Une tribune mondiale au populisme
Nous avons posé à Jean-Paul Marthoz la question de savoir si le populisme à la Trump n’est pas le risque majeur pour nos propres démocraties. Pour lui, « Donald Trump n’a pas inventé le populisme de droite, voire d’extrême droite. Celui-ci était déjà présent en Europe depuis des décennies, avec par exemple le Front national (aujourd’hui Rassemblement national) en France.

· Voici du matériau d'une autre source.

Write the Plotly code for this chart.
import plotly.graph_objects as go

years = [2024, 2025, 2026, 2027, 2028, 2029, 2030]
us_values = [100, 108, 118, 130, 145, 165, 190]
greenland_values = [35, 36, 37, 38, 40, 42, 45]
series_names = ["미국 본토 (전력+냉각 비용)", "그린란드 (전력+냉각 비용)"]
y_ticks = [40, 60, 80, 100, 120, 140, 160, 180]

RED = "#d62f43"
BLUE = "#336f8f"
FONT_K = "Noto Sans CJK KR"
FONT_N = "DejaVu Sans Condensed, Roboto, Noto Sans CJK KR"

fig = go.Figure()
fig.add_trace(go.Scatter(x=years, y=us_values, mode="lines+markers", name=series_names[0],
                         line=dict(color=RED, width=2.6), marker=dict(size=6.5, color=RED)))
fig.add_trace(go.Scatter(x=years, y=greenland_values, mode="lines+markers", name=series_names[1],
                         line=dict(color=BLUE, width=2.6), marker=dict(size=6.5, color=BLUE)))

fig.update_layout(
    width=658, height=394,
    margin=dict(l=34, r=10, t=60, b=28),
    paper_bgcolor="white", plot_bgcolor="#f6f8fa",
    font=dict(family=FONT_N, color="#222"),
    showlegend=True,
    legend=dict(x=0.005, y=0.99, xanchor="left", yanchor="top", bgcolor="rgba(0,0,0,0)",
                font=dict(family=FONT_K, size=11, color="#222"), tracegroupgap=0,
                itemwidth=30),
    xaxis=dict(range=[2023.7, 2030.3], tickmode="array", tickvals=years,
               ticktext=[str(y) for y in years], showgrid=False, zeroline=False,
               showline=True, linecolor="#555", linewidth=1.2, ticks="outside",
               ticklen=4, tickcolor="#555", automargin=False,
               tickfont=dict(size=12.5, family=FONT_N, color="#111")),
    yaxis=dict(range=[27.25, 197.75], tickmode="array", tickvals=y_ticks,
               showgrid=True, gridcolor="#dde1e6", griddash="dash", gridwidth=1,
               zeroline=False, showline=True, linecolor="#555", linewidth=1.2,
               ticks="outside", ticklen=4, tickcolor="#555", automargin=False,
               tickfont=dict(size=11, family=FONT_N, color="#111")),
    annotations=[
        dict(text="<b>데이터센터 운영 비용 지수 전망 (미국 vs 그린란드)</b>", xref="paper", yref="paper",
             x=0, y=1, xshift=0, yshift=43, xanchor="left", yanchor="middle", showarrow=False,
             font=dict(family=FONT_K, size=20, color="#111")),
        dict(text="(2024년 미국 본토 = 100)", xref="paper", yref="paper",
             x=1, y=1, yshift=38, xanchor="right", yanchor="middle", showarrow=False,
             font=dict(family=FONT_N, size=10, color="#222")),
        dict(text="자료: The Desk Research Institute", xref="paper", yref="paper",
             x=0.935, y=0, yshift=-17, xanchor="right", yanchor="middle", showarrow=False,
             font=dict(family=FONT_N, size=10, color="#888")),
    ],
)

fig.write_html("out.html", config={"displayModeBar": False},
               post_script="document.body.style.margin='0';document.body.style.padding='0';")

Toutefois, il lui a offert une tribune mondiale. Il a, en particulier, cristallisé les éléments qui sont à l’origine de ce courant d’opinion : le ressentiment du monde ouvrier à l’égard de la globalisation et des délocalisations ; la stigmatisation de l’Autre (étranger, immigré) dans la recherche des responsabilités de la crise ; le rejet des élites (un terme qui ne désigne pas seulement les milieux d’affaires « globalisés », mais les milieux progressistes) ; la suggestion du slogan Make America Great Again du « droit à la supériorité » de la population blanche et chrétienne face au spectre d’un « remplacement » par les autres communautés hispaniques ou afro-américaines ; le mépris des faits (il a émis près de 25.000 déclarations fausses, voire mensongères en quatre ans de présidence, selon les calculs du Washington Post) ; les attaques permanentes contre la presse ; la volonté de s’exempter du contrôle des autres pouvoirs et organes de l’Etat ; la conception majoritarienne de la démocratie (qui ne reconnaît pas de légitimité à l’opposition) et une politique de radicalisation et de polarisation de la scène politique qui ouvre la voie aux mouvements les plus extrémistes ».

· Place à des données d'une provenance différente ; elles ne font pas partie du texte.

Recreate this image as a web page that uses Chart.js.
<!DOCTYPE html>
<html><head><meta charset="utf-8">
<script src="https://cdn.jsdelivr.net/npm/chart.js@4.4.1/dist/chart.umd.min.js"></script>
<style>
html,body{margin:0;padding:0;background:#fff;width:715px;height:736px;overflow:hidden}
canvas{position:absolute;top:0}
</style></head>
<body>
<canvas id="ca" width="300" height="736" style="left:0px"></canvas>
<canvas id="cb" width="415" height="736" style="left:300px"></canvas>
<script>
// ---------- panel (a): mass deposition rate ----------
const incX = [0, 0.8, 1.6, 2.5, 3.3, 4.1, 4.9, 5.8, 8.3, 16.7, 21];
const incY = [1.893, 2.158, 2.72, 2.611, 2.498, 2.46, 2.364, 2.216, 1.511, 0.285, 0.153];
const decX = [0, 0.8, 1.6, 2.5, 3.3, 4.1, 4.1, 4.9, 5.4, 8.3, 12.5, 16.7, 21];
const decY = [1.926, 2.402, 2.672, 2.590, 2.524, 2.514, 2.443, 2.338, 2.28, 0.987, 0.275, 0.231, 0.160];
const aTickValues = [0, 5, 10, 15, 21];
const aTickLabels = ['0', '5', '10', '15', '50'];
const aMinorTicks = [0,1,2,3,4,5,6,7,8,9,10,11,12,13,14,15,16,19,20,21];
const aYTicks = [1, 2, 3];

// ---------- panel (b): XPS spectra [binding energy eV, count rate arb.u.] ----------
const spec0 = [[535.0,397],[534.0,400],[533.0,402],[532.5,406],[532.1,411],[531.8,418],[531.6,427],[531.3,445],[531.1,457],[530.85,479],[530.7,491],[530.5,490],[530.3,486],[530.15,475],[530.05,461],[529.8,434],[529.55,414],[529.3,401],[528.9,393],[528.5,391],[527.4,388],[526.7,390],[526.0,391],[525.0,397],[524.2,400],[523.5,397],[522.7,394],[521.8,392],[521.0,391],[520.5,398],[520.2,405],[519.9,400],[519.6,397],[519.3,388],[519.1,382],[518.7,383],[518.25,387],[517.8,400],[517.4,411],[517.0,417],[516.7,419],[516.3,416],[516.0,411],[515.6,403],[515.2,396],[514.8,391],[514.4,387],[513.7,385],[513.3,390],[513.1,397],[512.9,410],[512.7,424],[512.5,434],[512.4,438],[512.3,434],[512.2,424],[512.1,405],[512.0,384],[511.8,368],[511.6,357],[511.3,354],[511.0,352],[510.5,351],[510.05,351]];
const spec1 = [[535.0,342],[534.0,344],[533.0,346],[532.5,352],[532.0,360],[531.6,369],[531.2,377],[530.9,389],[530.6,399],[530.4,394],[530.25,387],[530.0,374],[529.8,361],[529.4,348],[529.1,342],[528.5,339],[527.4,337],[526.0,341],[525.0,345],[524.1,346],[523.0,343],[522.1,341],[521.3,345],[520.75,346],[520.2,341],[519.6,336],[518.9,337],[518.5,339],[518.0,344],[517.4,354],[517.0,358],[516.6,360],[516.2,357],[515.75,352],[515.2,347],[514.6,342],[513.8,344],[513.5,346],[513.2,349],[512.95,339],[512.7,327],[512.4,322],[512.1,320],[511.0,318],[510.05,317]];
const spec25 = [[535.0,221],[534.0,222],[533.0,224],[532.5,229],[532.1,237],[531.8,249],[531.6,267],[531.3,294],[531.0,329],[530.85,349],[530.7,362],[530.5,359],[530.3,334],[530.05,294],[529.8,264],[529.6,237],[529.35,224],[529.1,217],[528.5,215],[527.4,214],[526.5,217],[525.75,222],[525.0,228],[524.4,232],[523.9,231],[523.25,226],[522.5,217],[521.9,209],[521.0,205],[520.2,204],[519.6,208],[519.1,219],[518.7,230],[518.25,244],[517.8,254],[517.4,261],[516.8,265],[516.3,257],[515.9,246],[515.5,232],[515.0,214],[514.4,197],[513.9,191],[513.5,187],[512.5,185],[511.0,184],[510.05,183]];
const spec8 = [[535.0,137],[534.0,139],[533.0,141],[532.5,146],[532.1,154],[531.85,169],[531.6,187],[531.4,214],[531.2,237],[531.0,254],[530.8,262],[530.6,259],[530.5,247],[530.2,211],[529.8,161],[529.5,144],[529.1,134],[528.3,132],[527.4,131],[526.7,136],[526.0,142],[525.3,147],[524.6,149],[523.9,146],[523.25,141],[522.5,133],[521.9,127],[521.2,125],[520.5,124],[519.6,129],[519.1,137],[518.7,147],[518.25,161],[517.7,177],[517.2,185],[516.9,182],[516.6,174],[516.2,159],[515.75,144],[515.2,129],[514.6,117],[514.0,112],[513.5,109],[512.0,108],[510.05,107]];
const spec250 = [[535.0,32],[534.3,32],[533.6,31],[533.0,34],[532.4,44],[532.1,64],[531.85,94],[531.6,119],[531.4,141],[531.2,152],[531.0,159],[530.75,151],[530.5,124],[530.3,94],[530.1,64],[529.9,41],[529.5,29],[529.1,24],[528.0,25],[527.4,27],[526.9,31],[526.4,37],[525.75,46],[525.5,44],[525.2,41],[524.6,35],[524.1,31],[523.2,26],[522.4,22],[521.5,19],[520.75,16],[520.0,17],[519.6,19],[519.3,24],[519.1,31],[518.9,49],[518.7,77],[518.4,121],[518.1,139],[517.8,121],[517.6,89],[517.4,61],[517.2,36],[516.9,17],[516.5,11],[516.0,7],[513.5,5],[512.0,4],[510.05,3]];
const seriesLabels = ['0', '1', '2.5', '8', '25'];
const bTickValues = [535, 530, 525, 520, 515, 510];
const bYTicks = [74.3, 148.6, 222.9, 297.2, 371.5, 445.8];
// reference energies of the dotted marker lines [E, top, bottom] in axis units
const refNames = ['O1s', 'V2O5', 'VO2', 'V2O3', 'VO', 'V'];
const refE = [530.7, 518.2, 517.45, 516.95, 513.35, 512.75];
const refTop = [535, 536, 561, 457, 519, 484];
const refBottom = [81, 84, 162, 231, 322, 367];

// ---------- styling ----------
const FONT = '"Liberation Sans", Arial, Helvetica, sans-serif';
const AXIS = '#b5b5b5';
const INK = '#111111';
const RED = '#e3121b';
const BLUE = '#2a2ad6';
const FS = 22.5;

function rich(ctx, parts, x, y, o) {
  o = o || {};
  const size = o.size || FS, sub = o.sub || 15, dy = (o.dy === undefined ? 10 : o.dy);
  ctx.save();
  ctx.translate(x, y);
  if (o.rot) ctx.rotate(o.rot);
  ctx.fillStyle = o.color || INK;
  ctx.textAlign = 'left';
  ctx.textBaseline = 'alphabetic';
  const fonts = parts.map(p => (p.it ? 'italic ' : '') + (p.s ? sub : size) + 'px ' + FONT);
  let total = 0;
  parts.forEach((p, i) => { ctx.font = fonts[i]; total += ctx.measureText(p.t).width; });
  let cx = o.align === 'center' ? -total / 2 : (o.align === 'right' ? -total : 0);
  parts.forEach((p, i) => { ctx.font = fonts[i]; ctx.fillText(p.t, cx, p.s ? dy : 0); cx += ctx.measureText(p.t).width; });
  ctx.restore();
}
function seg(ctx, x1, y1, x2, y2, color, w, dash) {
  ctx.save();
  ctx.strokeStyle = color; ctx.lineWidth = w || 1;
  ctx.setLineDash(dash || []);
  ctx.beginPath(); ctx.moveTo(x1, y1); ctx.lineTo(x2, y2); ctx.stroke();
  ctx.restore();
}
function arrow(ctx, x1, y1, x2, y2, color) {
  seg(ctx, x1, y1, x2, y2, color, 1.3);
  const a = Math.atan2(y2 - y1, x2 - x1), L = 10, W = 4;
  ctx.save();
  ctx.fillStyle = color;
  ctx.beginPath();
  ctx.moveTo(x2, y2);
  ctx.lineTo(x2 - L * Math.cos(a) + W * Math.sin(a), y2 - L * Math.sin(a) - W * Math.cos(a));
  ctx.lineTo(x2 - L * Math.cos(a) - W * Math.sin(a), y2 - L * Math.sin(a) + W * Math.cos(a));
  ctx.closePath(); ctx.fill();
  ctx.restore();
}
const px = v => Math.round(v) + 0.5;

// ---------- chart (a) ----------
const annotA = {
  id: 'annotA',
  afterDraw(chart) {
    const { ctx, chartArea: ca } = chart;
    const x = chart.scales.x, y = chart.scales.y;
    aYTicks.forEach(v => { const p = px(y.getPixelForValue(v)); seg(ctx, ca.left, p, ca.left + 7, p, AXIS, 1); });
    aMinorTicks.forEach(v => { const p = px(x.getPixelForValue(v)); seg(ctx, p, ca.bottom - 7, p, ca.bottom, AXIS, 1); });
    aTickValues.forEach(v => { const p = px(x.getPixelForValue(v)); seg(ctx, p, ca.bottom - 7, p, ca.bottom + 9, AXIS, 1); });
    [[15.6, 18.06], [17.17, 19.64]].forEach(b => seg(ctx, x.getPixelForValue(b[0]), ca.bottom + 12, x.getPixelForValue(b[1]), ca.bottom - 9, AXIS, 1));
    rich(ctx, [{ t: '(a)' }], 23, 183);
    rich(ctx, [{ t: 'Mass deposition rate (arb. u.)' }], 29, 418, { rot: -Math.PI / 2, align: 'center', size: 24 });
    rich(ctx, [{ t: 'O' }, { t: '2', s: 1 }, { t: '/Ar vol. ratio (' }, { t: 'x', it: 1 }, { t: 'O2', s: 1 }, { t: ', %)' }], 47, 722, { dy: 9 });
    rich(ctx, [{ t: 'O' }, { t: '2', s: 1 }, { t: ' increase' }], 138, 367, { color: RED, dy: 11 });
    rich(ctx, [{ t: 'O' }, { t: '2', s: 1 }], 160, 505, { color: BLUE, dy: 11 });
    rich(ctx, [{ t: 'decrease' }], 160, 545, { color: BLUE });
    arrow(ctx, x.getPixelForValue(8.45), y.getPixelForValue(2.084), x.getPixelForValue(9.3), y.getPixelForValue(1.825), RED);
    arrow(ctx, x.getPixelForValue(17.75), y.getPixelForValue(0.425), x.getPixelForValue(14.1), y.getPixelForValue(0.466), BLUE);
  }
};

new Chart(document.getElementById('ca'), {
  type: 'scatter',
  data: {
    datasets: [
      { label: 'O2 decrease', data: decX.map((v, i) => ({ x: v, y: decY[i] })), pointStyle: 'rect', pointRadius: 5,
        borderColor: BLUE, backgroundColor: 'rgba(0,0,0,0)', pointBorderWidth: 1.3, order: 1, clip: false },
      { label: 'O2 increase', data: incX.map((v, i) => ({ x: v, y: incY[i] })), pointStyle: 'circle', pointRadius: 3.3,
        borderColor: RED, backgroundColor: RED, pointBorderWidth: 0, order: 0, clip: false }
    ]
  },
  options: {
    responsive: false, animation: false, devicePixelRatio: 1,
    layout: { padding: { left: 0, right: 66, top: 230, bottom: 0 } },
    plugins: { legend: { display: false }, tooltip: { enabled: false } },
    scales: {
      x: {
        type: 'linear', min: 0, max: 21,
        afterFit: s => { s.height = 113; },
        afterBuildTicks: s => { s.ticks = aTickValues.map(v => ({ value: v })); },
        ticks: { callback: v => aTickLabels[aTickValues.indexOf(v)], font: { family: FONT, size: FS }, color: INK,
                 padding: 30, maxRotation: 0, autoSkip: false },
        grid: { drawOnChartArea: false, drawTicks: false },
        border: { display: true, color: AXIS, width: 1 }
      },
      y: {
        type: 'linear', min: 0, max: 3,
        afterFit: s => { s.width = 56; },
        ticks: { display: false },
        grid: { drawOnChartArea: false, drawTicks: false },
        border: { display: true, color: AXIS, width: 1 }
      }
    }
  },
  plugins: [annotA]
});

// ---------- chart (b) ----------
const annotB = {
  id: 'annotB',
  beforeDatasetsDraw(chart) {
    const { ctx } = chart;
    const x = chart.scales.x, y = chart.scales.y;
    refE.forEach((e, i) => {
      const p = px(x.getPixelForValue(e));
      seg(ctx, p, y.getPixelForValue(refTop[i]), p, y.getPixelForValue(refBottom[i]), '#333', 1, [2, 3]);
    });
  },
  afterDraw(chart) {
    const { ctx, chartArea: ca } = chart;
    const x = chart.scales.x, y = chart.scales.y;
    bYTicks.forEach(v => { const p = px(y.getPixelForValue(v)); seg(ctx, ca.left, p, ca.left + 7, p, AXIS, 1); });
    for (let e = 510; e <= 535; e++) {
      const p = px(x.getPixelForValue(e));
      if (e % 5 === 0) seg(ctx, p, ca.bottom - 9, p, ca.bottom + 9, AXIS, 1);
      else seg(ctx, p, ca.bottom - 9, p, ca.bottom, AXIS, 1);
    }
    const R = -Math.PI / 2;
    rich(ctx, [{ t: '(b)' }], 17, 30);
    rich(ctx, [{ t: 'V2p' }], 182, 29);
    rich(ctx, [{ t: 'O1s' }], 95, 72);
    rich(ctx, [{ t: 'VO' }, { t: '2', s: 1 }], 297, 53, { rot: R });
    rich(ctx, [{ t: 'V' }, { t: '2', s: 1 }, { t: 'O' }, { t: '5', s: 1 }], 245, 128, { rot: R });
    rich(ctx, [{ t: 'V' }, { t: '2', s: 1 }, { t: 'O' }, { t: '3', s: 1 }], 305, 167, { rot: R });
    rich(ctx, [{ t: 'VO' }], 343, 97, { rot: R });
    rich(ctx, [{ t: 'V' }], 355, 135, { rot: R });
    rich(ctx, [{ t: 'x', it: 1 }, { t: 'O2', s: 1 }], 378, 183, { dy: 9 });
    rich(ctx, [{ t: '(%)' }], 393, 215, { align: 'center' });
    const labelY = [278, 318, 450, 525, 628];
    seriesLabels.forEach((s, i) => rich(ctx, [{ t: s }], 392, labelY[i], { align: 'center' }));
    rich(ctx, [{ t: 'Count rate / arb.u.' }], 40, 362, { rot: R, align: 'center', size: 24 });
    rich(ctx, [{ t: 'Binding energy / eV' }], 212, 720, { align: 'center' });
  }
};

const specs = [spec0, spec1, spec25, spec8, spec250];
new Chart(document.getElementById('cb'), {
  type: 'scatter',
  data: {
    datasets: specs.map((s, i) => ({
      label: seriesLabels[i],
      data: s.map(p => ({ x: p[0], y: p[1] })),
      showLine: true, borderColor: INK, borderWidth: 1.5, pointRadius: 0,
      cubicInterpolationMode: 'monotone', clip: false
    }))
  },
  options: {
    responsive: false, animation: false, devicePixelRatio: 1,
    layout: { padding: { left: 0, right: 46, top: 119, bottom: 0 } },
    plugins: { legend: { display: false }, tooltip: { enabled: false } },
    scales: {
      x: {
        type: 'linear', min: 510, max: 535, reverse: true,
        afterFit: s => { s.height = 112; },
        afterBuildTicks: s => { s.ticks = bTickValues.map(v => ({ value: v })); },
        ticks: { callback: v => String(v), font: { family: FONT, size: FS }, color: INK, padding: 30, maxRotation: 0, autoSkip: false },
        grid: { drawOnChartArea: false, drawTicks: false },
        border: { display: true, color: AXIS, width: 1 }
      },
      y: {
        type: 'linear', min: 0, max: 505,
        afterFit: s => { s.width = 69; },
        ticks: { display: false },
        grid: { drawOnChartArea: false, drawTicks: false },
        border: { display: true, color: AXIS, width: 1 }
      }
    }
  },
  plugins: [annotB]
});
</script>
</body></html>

Populisme et complotisme faisant souvent bon ménage, Donald Trump a également ouvert la voie à l’introduction du complotisme à grande échelle au cœur même du pouvoir et de la famille Trump. Le mouvement complotiste d’extrême droite QAnon va sans doute faire son entrée au Sénat, et des hauts fonctionnaires sont infiltrés dans des postes importants de l’administration, y compris dans les agences de renseignements. Donald Trump a légitimé les théories fumeuses de ce mouvement auprès de son électorat (40% des Américains) en ne les condamnant pas et en déclarant apprécier son combat contre la pédophilie, un des arguments de vente phare de ce mouvement complotiste. Pour Frank Figliuzzi, un ancien agent du FBI3, QAnon est un mouvement aussi dangereux que l’islamisme radical, puisqu’il va jusqu’à lancer des appels au meurtre de Joe Biden et Hillary Clinton. Tristan Mendès France, spécialiste du numérique, explique que grâce -ou à cause- des algorithmes des réseaux sociaux, une personne qui prend des renseignements sur Trump est automatiquement dirigée sur les pages de QAnon, preuve s’il en est que les liens sont étroits…

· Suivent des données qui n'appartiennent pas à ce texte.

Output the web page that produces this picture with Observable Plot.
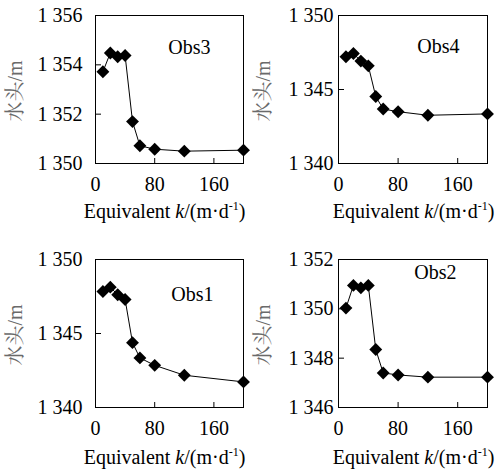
<!DOCTYPE html>
<html><head><meta charset="utf-8">
<script src="https://cdn.jsdelivr.net/npm/d3@7"></script>
<script src="https://cdn.jsdelivr.net/npm/@observablehq/plot@0.6"></script>
<style>
body{margin:0;background:#fff;}
#chart{position:relative;width:502px;height:469px;background:#fff;}
#chart svg{position:absolute;overflow:visible;}
</style></head><body><div id="chart"></div>
<script>
// ---- data ----
const kValues = [10, 20, 30, 40, 50, 60, 80, 120, 200];
const obs3 = [1353.72, 1354.48, 1354.33, 1354.38, 1351.7, 1350.72, 1350.58, 1350.5, 1350.54];
const obs4 = [1347.21, 1347.43, 1346.92, 1346.6, 1344.53, 1343.68, 1343.5, 1343.26, 1343.35];
const obs1 = [1347.84, 1348.13, 1347.62, 1347.3, 1344.38, 1343.35, 1342.85, 1342.18, 1341.73];
const obs2 = [1350.03, 1350.95, 1350.85, 1350.95, 1348.35, 1347.4, 1347.32, 1347.23, 1347.23];
const xTicks = [0, 80, 160];
const yTicks3 = [1350, 1352, 1354, 1356];
const yTicks4 = [1340, 1345, 1350];
const yTicks1 = [1340, 1345, 1350];
const yTicks2 = [1346, 1348, 1350, 1352];
const panelNames = ["Obs3", "Obs4", "Obs1", "Obs2"];
const yLabel = "水头/m";
const xLabelParts = ["Equivalent ", "k", "/(m·d", "-1", ")"];

// ---- layout ----
const serif = "'Liberation Serif', serif";
const cjkSerif = "'Liberation Serif', 'Noto Serif CJK SC', 'Noto Sans CJK SC', serif";
const fmt = d => d3.format(",")(d).replace(/,/g, " ");

const panels = [
  {name: panelNames[0], values: obs3, yTicks: yTicks3, left: 0,   top: 0,   mL: 95, mR: 8,  mT: 15, mB: 71, yPad: 19, nDx: -33, nDy: 32, ylx: 15, xlx: 164.5, xly: 218},
  {name: panelNames[1], values: obs4, yTicks: yTicks4, left: 251, top: 0,   mL: 87, mR: 15, mT: 15, mB: 71, yPad: 11, nDx: -28, nDy: 31, ylx: 12, xlx: 162.5, xly: 218},
  {name: panelNames[2], values: obs1, yTicks: yTicks1, left: 0,   top: 235, mL: 95, mR: 8,  mT: 24, mB: 62, yPad: 19, nDx: -30, nDy: 35, ylx: 15, xlx: 164.5, xly: 229},
  {name: panelNames[3], values: obs2, yTicks: yTicks2, left: 251, top: 235, mL: 87, mR: 15, mT: 24, mB: 62, yPad: 11, nDx: -31, nDy: 13.5, ylx: 12, xlx: 162.5, xly: 229}
];

const root = document.getElementById("chart");
for (const p of panels) {
  const data = kValues.map((k, i) => ({k, h: p.values[i]}));
  const W = 251, H = 234;
  const svgEl = Plot.plot({
    width: W, height: H,
    marginLeft: p.mL, marginRight: p.mR, marginTop: p.mT, marginBottom: p.mB,
    style: {fontFamily: serif, fontSize: "20px", color: "#000", background: "transparent"},
    x: {domain: [0, 200]},
    y: {domain: [p.yTicks[0], p.yTicks[p.yTicks.length - 1]]},
    marks: [
      Plot.axisX({ticks: xTicks, tickSize: -5, tickPadding: 18, tickFormat: d => String(d), label: null, fontSize: 20}),
      Plot.axisY({ticks: p.yTicks, tickSize: -6, tickPadding: p.yPad, tickFormat: fmt, label: null, fontSize: 20}),
      Plot.frame({stroke: "#000", strokeWidth: 1}),
      Plot.line(data, {x: "k", y: "h", stroke: "#000", strokeWidth: 1}),
      Plot.dot(data, {x: "k", y: "h", symbol: "diamond2", r: 5.8, fill: "#000", stroke: null}),
      Plot.text([p.name], {frameAnchor: "top-right", text: d => d, dx: p.nDx, dy: p.nDy, textAnchor: "end", lineAnchor: "middle", fontSize: 20, fill: "#000"})
    ]
  });
  svgEl.style.left = p.left + "px";
  svgEl.style.top = p.top + "px";
  const svg = d3.select(svgEl);
  // y label
  const midY = p.mT + (H - p.mT - p.mB) / 2 + 2;
  svg.append("text").attr("class", "ylab")
    .attr("transform", `translate(${p.ylx},${midY}) rotate(-90)`)
    .attr("text-anchor", "middle").attr("dy", "0.35em")
    .attr("font-size", 20).attr("fill", "#6a6a6a")
    .text(yLabel);
  // x label
  const t = svg.append("text").attr("class", "xlab")
    .attr("x", p.xlx).attr("y", p.xly)
    .attr("text-anchor", "middle")
    .attr("font-size", 20).attr("fill", "#000");
  t.append("tspan").text(xLabelParts[0]);
  t.append("tspan").attr("font-style", "italic").text(xLabelParts[1]);
  t.append("tspan").text(xLabelParts[2]);
  t.append("tspan").attr("font-size", 12).attr("dy", -8).text(xLabelParts[3]);
  t.append("tspan").attr("dy", 8).text(xLabelParts[4]);
  svg.selectAll("g").attr("font-family", null);
  svg.selectAll("text").style("font-family", serif);
  svg.selectAll("text.ylab").style("font-family", cjkSerif);
  root.appendChild(svgEl);
}
</script></body></html>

Son ampleur est préoccupante (y compris en Europe) car elle est révélatrice d’un changement dans la manière de s’informer et de communiquer via les réseaux sociaux, d’une crise de confiance totale dans les institutions démocratiques, d’une absence de réel débat démocratique sur les enjeux de société.
En Belgique, ce sera sans doute le résultat des élections de 2024 qui traduira – ou non – cette tentation du trumpisme. Pour le chercheur Jean-Yves Camus4, « les populistes doivent assumer une part de radicalité pour gagner. On verra, en Belgique, le différentiel entre le Vlaams Belang et la N-VA. Je crains que l’outrance paie… ». Les Etats-Unis, comme beaucoup de démocraties, sont clairement à la croisée des chemins.
- Anne Deysine, Les Etats-Unis et la démocratie, L’Harmattan, 2019. Interrogée dans Le Vif du 12/11/2019.
- Olivier Rogeau, dans Le Vif du 04/11/2020.
- Interrogé dans l’émission La fabrique du mensonge sur France 5, diffusée le 25/10/2020.
- Interrogé dans Le Soir du 09/11/2020.